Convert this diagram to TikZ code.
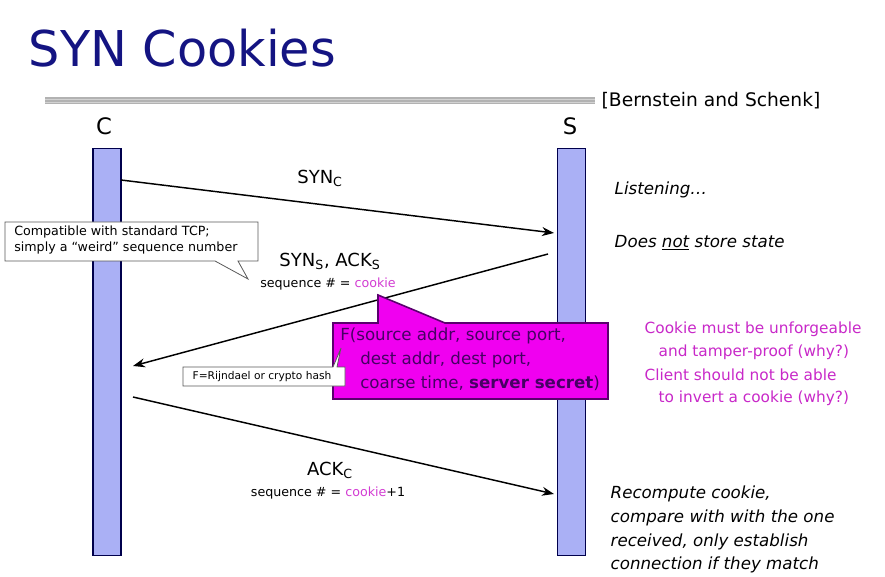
\documentclass[tikz,border=0pt]{standalone}
\usepackage{fontspec}
\setmainfont{DejaVu Sans}
\usetikzlibrary{arrows.meta}
\begin{document}
\begin{tikzpicture}[x=0.75pt,y=-0.75pt,
  bar/.style={draw=blue!30!black,fill={rgb,255:red,170;green,176;blue,245},line width=1.2pt},
  msg/.style={-{Stealth[length=9pt]},line width=1.1pt},
  side/.style={anchor=west,font=\fontsize{12.5}{14}\selectfont\itshape},
  pink/.style={anchor=west,font=\fontsize{11.5}{13}\selectfont,text={rgb,255:red,200;green,40;blue,200}},
  note/.style={draw=gray!70!black,fill=white,line width=0.6pt}]
\useasboundingbox (0,0) rectangle (885,577);
\definecolor{navy}{RGB}{20,20,130}
\definecolor{ck}{RGB}{210,60,210}
\node[anchor=west,text=navy,font=\fontsize{37}{42}\selectfont] (title) at (24,48) {SYN Cookies};
\fill[gray!60] (45,97) rectangle (595,104);
\draw[gray!35,line width=0.6pt] (45,99) -- (595,99) (45,102) -- (595,102);
\node[anchor=west,font=\fontsize{14}{16}\selectfont] (ref) at (597,101) {[Bernstein and Schenk]};
\node[font=\fontsize{17}{20}\selectfont] (C) at (104,126) {C};
\node[font=\fontsize{17}{20}\selectfont] (S) at (570,126) {S};
\node[bar,minimum width=21pt,minimum height=305pt,inner sep=0pt] (cb) at (107,352) {};
\node[bar,minimum width=21pt,minimum height=305pt,inner sep=0pt] (sb) at (571.5,352) {};
\coordinate (a1s) at (121,180); \coordinate (a1e) at (554,233);
\coordinate (a2s) at (548,254); \coordinate (a2e) at (133,366);
\coordinate (a3s) at (133,397); \coordinate (a3e) at (554,494);
\draw[msg] (a1s) -- (a1e);
\draw[msg] (a2s) -- (a2e);
\draw[msg] (a3s) -- (a3e);
\node[font=\fontsize{13.5}{16}\selectfont] (l1) at (320,178) {SYN$_{\mathrm C}$};
\node[font=\fontsize{13.5}{16}\selectfont] (l2) at (330,261) {SYN$_{\mathrm S}$, ACK$_{\mathrm S}$};
\node[font=\fontsize{9.5}{11}\selectfont] (l2b) at (328,284) {sequence \# = \textcolor{ck}{cookie}};
\node[font=\fontsize{13.5}{16}\selectfont] (l3) at (330,470) {ACK$_{\mathrm C}$};
\node[font=\fontsize{9.5}{11}\selectfont] (l3b) at (328,493) {sequence \# = \textcolor{ck}{cookie}+1};
% callout 1
\draw[note] (5,222) -- (258,222) -- (258,261) -- (238,261) -- (248,279) -- (215,261) -- (5,261) -- cycle;
\node[anchor=north west,align=left,font=\fontsize{9.5}{11.5}\selectfont,inner sep=0pt] (n1) at (14,226) {Compatible with standard TCP;\\simply a ``weird'' sequence number};
% magenta callout
\draw[draw={rgb,255:red,90;green,0;blue,110},fill={rgb,255:red,240;green,0;blue,240},line width=1.2pt]
  (333,323) -- (378,323) -- (378,295) -- (445,323) -- (608,323) -- (608,399) -- (333,399) -- cycle;
\node[anchor=north west,align=left,inner sep=0pt,text={rgb,255:red,70;green,0;blue,100},font=\fontsize{12.5}{18}\selectfont] (F) at (340,328)
  {F(source addr, source port,\\\hspace{1.2em}dest addr, dest port,\\\hspace{1.2em}coarse time, \textbf{server secret})};
% small callout
\draw[note] (183,367) -- (333,367) -- (341,348) -- (337,367) -- (345,367) -- (345,386) -- (183,386) -- cycle;
\node[font=\fontsize{8}{9}\selectfont] (n2) at (262,376.5) {F=Rijndael or crypto hash};
% side text
\node[side] (t1) at (610,190) {Listening…};
\node[side] (t2) at (610,243) {Does \underline{not} store state};
\node[pink] (p1) at (640,329) {Cookie must be unforgeable};
\node[pink] (p2) at (654,352) {and tamper-proof (why?)};
\node[pink] (p3) at (640,375) {Client should not be able};
\node[pink] (p4) at (654,398) {to invert a cookie (why?)};
\node[side] (r1) at (606,494) {Recompute cookie,};
\node[side] (r2) at (606,518) {compare with with the one};
\node[side] (r3) at (606,542) {received, only establish};
\node[side] (r4) at (606,565) {connection if they match};
\end{tikzpicture}
\end{document}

# # # # # # #

## Problem to work on
Repeat the data above exactly, but not the pictures.

## Solution for this task
Convert this diagram to TikZ code.
\documentclass[tikz,border=0pt]{standalone}
\usepackage{fontspec}
\setmainfont{DejaVu Sans}
\usetikzlibrary{arrows.meta}
\begin{document}
\begin{tikzpicture}[x=0.75pt,y=-0.75pt,
  bar/.style={draw=blue!30!black,fill={rgb,255:red,170;green,176;blue,245},line width=1.2pt},
  msg/.style={-{Stealth[length=9pt]},line width=1.1pt},
  side/.style={anchor=west,font=\fontsize{12.5}{14}\selectfont\itshape},
  pink/.style={anchor=west,font=\fontsize{11.5}{13}\selectfont,text={rgb,255:red,200;green,40;blue,200}},
  note/.style={draw=gray!70!black,fill=white,line width=0.6pt}]
\useasboundingbox (0,0) rectangle (885,577);
\definecolor{navy}{RGB}{20,20,130}
\definecolor{ck}{RGB}{210,60,210}
\node[anchor=west,text=navy,font=\fontsize{37}{42}\selectfont] (title) at (24,48) {SYN Cookies};
\fill[gray!60] (45,97) rectangle (595,104);
\draw[gray!35,line width=0.6pt] (45,99) -- (595,99) (45,102) -- (595,102);
\node[anchor=west,font=\fontsize{14}{16}\selectfont] (ref) at (597,101) {[Bernstein and Schenk]};
\node[font=\fontsize{17}{20}\selectfont] (C) at (104,126) {C};
\node[font=\fontsize{17}{20}\selectfont] (S) at (570,126) {S};
\node[bar,minimum width=21pt,minimum height=305pt,inner sep=0pt] (cb) at (107,352) {};
\node[bar,minimum width=21pt,minimum height=305pt,inner sep=0pt] (sb) at (571.5,352) {};
\coordinate (a1s) at (121,180); \coordinate (a1e) at (554,233);
\coordinate (a2s) at (548,254); \coordinate (a2e) at (133,366);
\coordinate (a3s) at (133,397); \coordinate (a3e) at (554,494);
\draw[msg] (a1s) -- (a1e);
\draw[msg] (a2s) -- (a2e);
\draw[msg] (a3s) -- (a3e);
\node[font=\fontsize{13.5}{16}\selectfont] (l1) at (320,178) {SYN$_{\mathrm C}$};
\node[font=\fontsize{13.5}{16}\selectfont] (l2) at (330,261) {SYN$_{\mathrm S}$, ACK$_{\mathrm S}$};
\node[font=\fontsize{9.5}{11}\selectfont] (l2b) at (328,284) {sequence \# = \textcolor{ck}{cookie}};
\node[font=\fontsize{13.5}{16}\selectfont] (l3) at (330,470) {ACK$_{\mathrm C}$};
\node[font=\fontsize{9.5}{11}\selectfont] (l3b) at (328,493) {sequence \# = \textcolor{ck}{cookie}+1};
% callout 1
\draw[note] (5,222) -- (258,222) -- (258,261) -- (238,261) -- (248,279) -- (215,261) -- (5,261) -- cycle;
\node[anchor=north west,align=left,font=\fontsize{9.5}{11.5}\selectfont,inner sep=0pt] (n1) at (14,226) {Compatible with standard TCP;\\simply a ``weird'' sequence number};
% magenta callout
\draw[draw={rgb,255:red,90;green,0;blue,110},fill={rgb,255:red,240;green,0;blue,240},line width=1.2pt]
  (333,323) -- (378,323) -- (378,295) -- (445,323) -- (608,323) -- (608,399) -- (333,399) -- cycle;
\node[anchor=north west,align=left,inner sep=0pt,text={rgb,255:red,70;green,0;blue,100},font=\fontsize{12.5}{18}\selectfont] (F) at (340,328)
  {F(source addr, source port,\\\hspace{1.2em}dest addr, dest port,\\\hspace{1.2em}coarse time, \textbf{server secret})};
% small callout
\draw[note] (183,367) -- (333,367) -- (341,348) -- (337,367) -- (345,367) -- (345,386) -- (183,386) -- cycle;
\node[font=\fontsize{8}{9}\selectfont] (n2) at (262,376.5) {F=Rijndael or crypto hash};
% side text
\node[side] (t1) at (610,190) {Listening…};
\node[side] (t2) at (610,243) {Does \underline{not} store state};
\node[pink] (p1) at (640,329) {Cookie must be unforgeable};
\node[pink] (p2) at (654,352) {and tamper-proof (why?)};
\node[pink] (p3) at (640,375) {Client should not be able};
\node[pink] (p4) at (654,398) {to invert a cookie (why?)};
\node[side] (r1) at (606,494) {Recompute cookie,};
\node[side] (r2) at (606,518) {compare with with the one};
\node[side] (r3) at (606,542) {received, only establish};
\node[side] (r4) at (606,565) {connection if they match};
\end{tikzpicture}
\end{document}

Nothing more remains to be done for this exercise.